Is there anything more shameful than a fervent pride in the square acreage of land where you happened to be born? Civic pride leads to state pride leads to nationalism. To be a townie is anathema to the type of people in my socio-economic class. It means uneducated with no sense of curiosity about the world, and being generally suspicious of outsiders. Think about the people you know from your own home towns who draw deepest from the well of hometown pride for their sense of self -- small-minded losers, right?
So what's the difference between Buy Local campaigns and jingoism? Why should I be in favor of supporting businesses who produce in Massachusetts, but then scoff at an older generation who looks with xenophobic scorn at products, and people for that matter, from other countries? OK, you might say, it's a pretty big matter of geographic scale, but where exactly do we draw the line then? How many geographical square miles am I actually allowed to "support" here before I start becoming an "America love it or leave it" type?
And isn't this refocus on the local community something very akin to what conservatives are talking about when they say they want America to "go back to how it used to be"? How about the traditional conservative tent pole of "states rights," where does that come in here? Think of the type of Uncle Sam-iconography often used to argue for Buy Local campaigns. Does buying local actually make me a Republican now? Uh oh.
It's all part of a disconnect between the politics of stridently pro-labor liberals like myself and our distaste for actual, you know, working people.
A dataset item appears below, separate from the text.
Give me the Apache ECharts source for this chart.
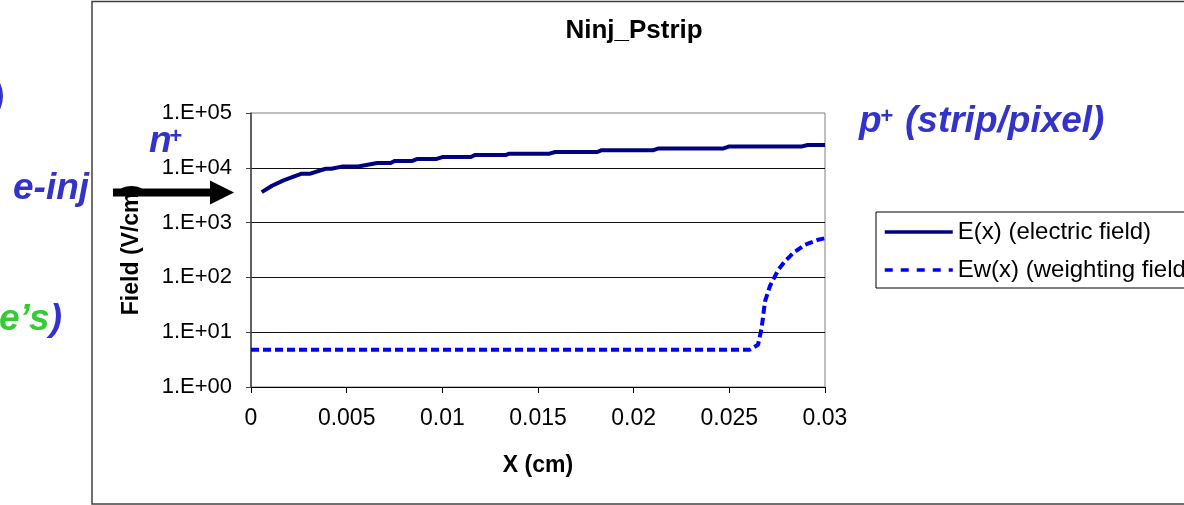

For liberals and young people, supporting local businesses is often couched in a sort of proletariat irony -- Defend Allston, or Keep Austin Weird T-shirts and the like -- it's playacting at a simulacrum of nostalgia misremembered from our youth. When we say we want to have a bounty of local businesses to choose from in the places we live, it's because we treat our environment like a curated museum of funky consumer options that lend credence to our highly-tailored personal brands. Frequenting your locally-sourced, farm-to-table vegan coffee shop is as much an effort in identity politics as it is politics as such. When the working class talk about keeping their communities from changing it's because they want a place to actually work. Also because they're so often racist, but that's a whole other thing.
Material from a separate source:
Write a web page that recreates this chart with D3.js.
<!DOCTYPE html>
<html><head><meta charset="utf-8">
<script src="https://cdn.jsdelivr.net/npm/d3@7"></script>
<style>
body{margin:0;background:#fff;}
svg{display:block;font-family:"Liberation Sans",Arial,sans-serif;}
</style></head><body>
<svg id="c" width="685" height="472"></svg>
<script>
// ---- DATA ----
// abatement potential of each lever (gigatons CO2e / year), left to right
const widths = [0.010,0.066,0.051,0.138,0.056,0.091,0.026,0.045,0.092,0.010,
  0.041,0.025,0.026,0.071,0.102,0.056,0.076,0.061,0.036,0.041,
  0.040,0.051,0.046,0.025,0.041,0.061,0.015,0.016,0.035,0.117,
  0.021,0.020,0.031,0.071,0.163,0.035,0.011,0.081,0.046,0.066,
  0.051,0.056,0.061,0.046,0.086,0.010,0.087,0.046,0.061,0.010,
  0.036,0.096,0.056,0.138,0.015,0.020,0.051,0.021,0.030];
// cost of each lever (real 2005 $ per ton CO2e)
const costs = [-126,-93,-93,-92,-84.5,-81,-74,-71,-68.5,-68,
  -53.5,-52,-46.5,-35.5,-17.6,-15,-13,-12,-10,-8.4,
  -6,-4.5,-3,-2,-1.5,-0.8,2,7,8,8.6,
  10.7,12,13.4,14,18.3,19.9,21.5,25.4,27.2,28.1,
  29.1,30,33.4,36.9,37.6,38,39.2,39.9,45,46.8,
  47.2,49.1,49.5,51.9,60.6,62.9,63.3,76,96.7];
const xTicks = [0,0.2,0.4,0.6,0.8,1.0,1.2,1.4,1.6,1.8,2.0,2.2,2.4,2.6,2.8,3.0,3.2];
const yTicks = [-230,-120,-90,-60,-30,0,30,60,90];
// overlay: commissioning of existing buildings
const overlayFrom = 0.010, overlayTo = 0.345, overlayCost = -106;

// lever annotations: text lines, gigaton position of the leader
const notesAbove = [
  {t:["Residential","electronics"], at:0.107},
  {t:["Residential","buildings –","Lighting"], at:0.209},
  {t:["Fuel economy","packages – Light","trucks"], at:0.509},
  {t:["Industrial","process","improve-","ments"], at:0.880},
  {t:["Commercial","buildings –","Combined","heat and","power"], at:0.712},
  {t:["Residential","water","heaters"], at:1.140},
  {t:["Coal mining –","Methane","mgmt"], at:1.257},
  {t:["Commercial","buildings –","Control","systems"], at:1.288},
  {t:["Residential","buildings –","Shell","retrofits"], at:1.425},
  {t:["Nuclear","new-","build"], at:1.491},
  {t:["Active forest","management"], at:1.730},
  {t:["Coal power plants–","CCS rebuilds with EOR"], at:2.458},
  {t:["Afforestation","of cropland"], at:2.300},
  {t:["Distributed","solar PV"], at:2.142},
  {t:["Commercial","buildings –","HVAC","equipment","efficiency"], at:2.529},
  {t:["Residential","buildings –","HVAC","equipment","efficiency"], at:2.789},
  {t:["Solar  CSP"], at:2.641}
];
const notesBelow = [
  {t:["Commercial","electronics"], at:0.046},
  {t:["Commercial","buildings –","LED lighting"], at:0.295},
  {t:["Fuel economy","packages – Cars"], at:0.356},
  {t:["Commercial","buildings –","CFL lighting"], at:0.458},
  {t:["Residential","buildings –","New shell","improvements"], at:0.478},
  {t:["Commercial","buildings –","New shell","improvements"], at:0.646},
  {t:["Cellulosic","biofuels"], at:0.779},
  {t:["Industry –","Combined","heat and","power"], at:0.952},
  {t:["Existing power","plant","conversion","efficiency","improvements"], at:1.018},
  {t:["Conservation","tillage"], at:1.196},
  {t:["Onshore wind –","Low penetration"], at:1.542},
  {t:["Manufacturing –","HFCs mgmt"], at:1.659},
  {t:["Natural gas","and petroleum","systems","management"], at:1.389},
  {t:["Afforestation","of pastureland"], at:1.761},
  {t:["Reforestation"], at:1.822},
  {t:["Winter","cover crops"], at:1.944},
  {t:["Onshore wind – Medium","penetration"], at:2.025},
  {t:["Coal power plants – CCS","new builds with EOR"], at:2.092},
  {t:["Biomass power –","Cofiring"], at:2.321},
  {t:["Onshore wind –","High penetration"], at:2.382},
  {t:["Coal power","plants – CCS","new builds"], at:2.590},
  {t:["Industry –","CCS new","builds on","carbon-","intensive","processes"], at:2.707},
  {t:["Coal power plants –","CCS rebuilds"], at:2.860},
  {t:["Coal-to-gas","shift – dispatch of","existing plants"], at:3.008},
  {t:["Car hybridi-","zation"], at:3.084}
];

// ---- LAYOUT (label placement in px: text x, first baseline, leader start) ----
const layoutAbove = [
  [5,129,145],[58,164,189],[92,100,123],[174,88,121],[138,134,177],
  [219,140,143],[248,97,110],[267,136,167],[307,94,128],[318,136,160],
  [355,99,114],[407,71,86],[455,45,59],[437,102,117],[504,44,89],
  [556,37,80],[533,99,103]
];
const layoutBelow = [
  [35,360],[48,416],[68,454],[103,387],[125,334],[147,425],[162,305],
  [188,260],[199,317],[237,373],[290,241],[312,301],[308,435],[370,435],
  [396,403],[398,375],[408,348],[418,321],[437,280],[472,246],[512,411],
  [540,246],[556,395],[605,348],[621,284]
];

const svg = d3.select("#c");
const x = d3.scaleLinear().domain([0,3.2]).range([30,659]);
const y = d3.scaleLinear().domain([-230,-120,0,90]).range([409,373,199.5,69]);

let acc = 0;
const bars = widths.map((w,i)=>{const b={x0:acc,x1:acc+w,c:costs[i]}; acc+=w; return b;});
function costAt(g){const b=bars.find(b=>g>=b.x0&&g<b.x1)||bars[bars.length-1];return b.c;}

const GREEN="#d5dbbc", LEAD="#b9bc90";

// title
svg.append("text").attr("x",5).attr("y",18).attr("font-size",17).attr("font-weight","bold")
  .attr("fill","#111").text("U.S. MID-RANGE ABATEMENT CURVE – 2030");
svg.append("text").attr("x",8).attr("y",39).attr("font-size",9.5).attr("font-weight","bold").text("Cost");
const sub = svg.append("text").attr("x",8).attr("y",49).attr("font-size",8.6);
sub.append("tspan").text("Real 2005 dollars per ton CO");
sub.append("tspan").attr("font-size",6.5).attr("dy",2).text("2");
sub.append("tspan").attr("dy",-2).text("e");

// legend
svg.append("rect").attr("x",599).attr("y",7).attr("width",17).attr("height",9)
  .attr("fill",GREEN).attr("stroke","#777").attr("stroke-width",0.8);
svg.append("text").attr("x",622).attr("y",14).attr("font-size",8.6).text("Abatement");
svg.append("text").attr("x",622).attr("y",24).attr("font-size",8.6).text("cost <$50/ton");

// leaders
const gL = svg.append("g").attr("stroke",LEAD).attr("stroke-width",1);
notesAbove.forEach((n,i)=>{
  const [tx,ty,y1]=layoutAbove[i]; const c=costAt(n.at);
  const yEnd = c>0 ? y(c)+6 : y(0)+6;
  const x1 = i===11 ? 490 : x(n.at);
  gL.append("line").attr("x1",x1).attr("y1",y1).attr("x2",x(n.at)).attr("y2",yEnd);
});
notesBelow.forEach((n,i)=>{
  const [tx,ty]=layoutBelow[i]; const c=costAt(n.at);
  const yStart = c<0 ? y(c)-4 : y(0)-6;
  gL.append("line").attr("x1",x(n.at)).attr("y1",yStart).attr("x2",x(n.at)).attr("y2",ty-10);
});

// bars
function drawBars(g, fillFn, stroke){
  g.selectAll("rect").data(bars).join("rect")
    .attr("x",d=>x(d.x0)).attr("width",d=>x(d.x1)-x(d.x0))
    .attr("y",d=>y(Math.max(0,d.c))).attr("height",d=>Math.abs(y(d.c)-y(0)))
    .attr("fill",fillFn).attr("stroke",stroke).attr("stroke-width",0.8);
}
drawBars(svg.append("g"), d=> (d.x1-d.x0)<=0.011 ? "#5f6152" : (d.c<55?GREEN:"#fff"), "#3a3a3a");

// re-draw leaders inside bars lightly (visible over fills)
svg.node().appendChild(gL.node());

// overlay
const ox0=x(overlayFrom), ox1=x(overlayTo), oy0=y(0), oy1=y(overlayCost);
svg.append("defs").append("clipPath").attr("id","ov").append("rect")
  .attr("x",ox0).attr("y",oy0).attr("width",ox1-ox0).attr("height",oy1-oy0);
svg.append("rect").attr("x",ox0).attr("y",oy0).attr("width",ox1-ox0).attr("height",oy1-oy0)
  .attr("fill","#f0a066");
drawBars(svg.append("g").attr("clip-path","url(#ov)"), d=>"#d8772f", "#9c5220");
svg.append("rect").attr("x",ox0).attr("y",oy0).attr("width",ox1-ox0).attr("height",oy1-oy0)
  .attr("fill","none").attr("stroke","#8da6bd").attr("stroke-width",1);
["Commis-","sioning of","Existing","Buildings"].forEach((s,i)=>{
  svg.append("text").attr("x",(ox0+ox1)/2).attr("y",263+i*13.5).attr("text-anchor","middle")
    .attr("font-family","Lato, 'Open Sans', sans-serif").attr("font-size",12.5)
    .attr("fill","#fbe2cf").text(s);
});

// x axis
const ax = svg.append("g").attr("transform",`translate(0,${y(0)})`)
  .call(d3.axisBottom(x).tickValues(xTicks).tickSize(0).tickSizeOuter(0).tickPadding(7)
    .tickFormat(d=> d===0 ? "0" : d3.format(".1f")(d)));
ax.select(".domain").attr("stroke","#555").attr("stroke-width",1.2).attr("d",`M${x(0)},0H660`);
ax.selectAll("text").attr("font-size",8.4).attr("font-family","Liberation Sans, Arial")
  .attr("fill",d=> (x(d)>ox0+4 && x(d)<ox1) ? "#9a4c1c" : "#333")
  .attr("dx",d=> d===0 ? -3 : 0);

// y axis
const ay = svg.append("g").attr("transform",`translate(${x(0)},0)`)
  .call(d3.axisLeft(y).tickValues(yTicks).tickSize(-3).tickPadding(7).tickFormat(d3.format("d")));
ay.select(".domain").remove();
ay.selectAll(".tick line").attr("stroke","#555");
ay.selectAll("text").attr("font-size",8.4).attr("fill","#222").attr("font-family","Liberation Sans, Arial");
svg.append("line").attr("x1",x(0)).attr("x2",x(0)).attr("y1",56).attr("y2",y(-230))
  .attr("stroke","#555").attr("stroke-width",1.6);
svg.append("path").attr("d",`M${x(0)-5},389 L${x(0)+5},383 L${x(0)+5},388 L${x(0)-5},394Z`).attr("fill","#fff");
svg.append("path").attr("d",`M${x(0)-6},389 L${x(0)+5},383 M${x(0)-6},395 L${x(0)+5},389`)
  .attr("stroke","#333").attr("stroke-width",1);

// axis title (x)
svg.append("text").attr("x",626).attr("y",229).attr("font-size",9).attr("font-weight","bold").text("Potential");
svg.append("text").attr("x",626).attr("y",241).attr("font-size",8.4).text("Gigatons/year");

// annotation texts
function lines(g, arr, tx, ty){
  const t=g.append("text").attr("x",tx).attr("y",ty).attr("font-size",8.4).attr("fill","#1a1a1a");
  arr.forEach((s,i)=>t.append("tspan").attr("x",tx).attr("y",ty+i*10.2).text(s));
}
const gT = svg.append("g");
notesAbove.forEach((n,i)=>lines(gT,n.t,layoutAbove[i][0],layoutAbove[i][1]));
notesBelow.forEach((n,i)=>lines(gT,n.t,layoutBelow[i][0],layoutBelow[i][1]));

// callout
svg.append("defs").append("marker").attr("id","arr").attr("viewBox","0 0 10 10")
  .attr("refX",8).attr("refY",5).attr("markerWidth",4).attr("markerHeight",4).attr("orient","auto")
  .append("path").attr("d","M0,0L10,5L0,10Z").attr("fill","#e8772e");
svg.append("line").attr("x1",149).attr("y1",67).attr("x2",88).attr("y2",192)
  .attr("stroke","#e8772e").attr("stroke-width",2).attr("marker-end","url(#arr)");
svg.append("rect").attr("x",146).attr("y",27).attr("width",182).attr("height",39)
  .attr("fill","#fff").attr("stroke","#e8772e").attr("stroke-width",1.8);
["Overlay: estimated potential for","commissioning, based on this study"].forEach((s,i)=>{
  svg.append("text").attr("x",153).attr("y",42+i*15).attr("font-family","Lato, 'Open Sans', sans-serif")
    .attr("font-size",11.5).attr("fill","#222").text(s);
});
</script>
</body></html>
That's where the attendant conservative hypocrisy comes into the equation. The disconnect between the working class Republican voter has been well-documented, continually voting against their own economic interests, and regarding any effort to keep corporate influence in check as "socialism," but this is an area on which both progressives and the blue collar classes have a very specific common goal, it's just one that we aren't able to find common ground on because of the framing of the argument. For both sides keeping money and businesses locally is a shared good, but as in so many other overlapping, yet somehow conflicting arguments, we won't admit that we actually agree unless the path to getting there has been tailored to our own sense of self. Perhaps that's because we're all such staunch supporters of the hyper-locally-based factory of the most abundant product in existence: our own individual pride.